Schalker Spieler plädieren bei Schiedsrichter Harm Osmers für einen Elfmeter nach Christoph Kramers Handspiel.

Foto: ap, mm

War das der Inbegriff einer 50:50-Entscheidung? Christoph Kramer dürfte nicht überrascht gewesen sein, dass Jewgeni Konopljanka von der Strafraumgrenze abzog, nachdem er Nico Elvedi abgeschüttelt hatte. Und angelegt war Kramers Arm beileibe nicht. Doch nach dem Treffer flatterte der Arm eben auch durch die Luft, als gehörte er gar nicht zum Gladbacher Mittelfeldspieler. Und die Entfernung betrug zwar mehr als Kramers persönlich gemessene "80 Zentimeter", war aber nicht sonderlich groß.

Dementsprechend winkte Schiedsrichter Harm Osmers zunächst unter Protesten der Schalker Spieler und ihrer Fans ab. 30 Sekunden vergingen, bis Video-Assistent Benjamin Cortus seinen Kollegen doch so weit hatte, sich die Szene in der Review Area anzuschauen. Weitere 36 Sekunden später hatte Osmers seine Entscheidung revidiert und noch einmal 47 Sekunden später traf Daniel Caligiuri zum 1:1 ins Tor.
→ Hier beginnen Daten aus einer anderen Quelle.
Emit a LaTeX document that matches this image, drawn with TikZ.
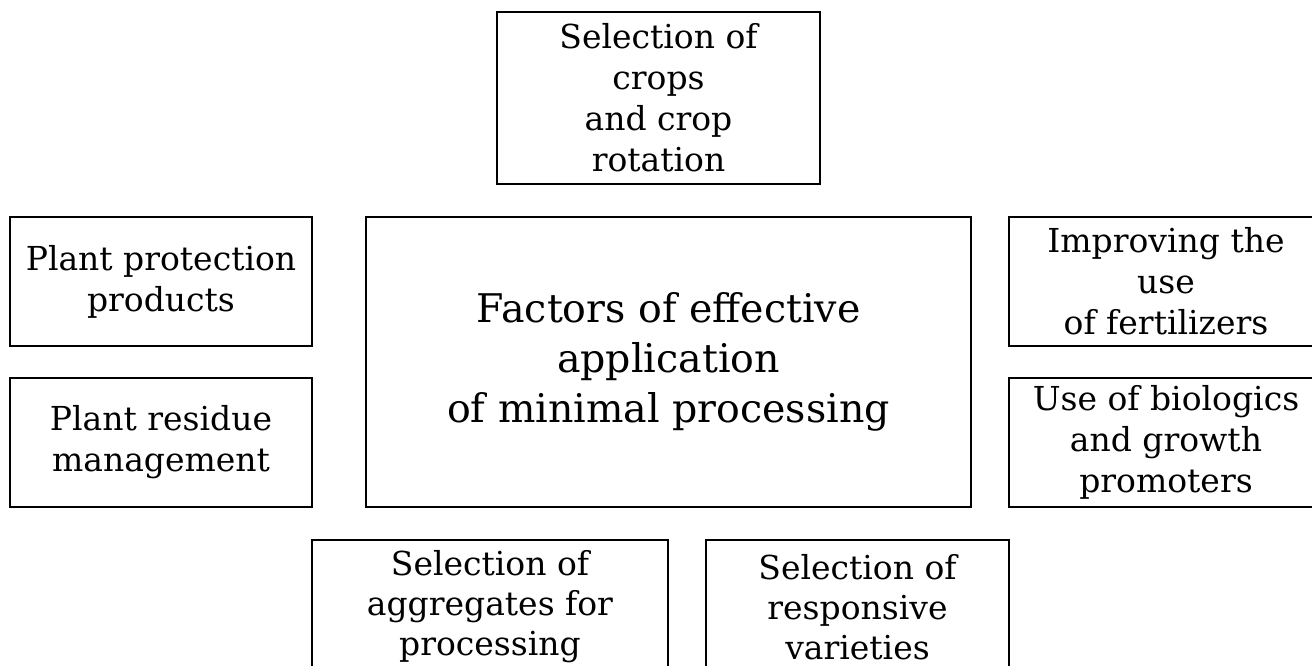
\documentclass[tikz,border=0pt]{standalone}
\usepackage{fontspec}
\setmainfont{DejaVu Serif}
\newfontfamily\fnorm{DejaVu Serif}
\begin{document}
\begin{tikzpicture}[x=1pt,y=1pt,
  box/.style={draw=black, line width=2.8pt, inner sep=0pt, align=center, text=black},
  small/.style={box, font=\fnorm\fontsize{33}{41}\selectfont},
  big/.style={box, font=\fnorm\fontsize{39.5}{50}\selectfont},
  lower/.style={box, font=\fnorm\fontsize{33}{40}\selectfont}]
\useasboundingbox (0,0) rectangle (1312,665);
\clip (0,0) rectangle (1312,665);
\fill[white] (0,0) rectangle (1312,665);
\node[small, minimum width=323pt, minimum height=172pt] (top) at (658.5,567) {Selection of\\crops\\and crop\\rotation};
\node[small, minimum width=302pt, minimum height=129pt] (lt) at (161,383.5) {Plant protection\\products};
\node[small, minimum width=302pt, minimum height=129pt] (lb) at (161,222.5) {Plant residue\\management};
\node[big, minimum width=605pt, minimum height=290pt] (center) at (668.5,303) {Factors of effective\\application\\of minimal processing};
\node[small, minimum width=314pt, minimum height=129pt] (rt) at (1166,383.5) {Improving the\\use\\of fertilizers};
\node[small, minimum width=314pt, minimum height=129pt] (rb) at (1166,222.5) {Use of biologics\\and growth\\promoters};
\node[lower, minimum width=356pt, minimum height=134pt] (bl) at (490,58) {Selection of\\aggregates for\\processing};
\node[lower, minimum width=303pt, minimum height=134pt] (br) at (857.5,58) {Selection of\\responsive\\varieties};
\end{tikzpicture}
\end{document}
Es sollte der Endstand sein.

"Wenn es die Rote Karte nicht gibt, pfeift er auch den Elfmeter nicht", sagte Kramer, eine Konzessionsentscheidung nach Nabil Bentalebs eindeutiger, aber nicht so gravierender Tätlichkeit witternd. Das Dilemma um die Handspielregel fasste Borussias Trainer Dieter Hecking am besten zusammen: "Ich habe so viele Versionen zu diesem Handspiel gehört. Irgendetwas passt." Der Eindruck, dass sich nicht nur Schiedsrichter, sondern alle Beteiligten und Beobachter im Fußball die Regel 12 nach ihrem Gusto zurechtbiegen, besteht seit Jahren.

Zur Erinnerung der Wortlaut: "Ein Handspiel liegt vor, wenn ein Spieler den Ball absichtlich mit der Hand oder dem Arm berührt." Es folgen ein paar Faktoren, die zu berücksichtigen seien, deren Erfüllung aus der Absicht oftmals eher eine Fahrlässigkeit macht. So lässt es sich wohl auch bei Kramer auf Schalke zusammenfassen. Der ging nicht mit der Hand zum Ball, sondern mit dem Körper zum Gegner — und bekam Konopljankas Schuss an den eindeutig nicht angelegten Arm.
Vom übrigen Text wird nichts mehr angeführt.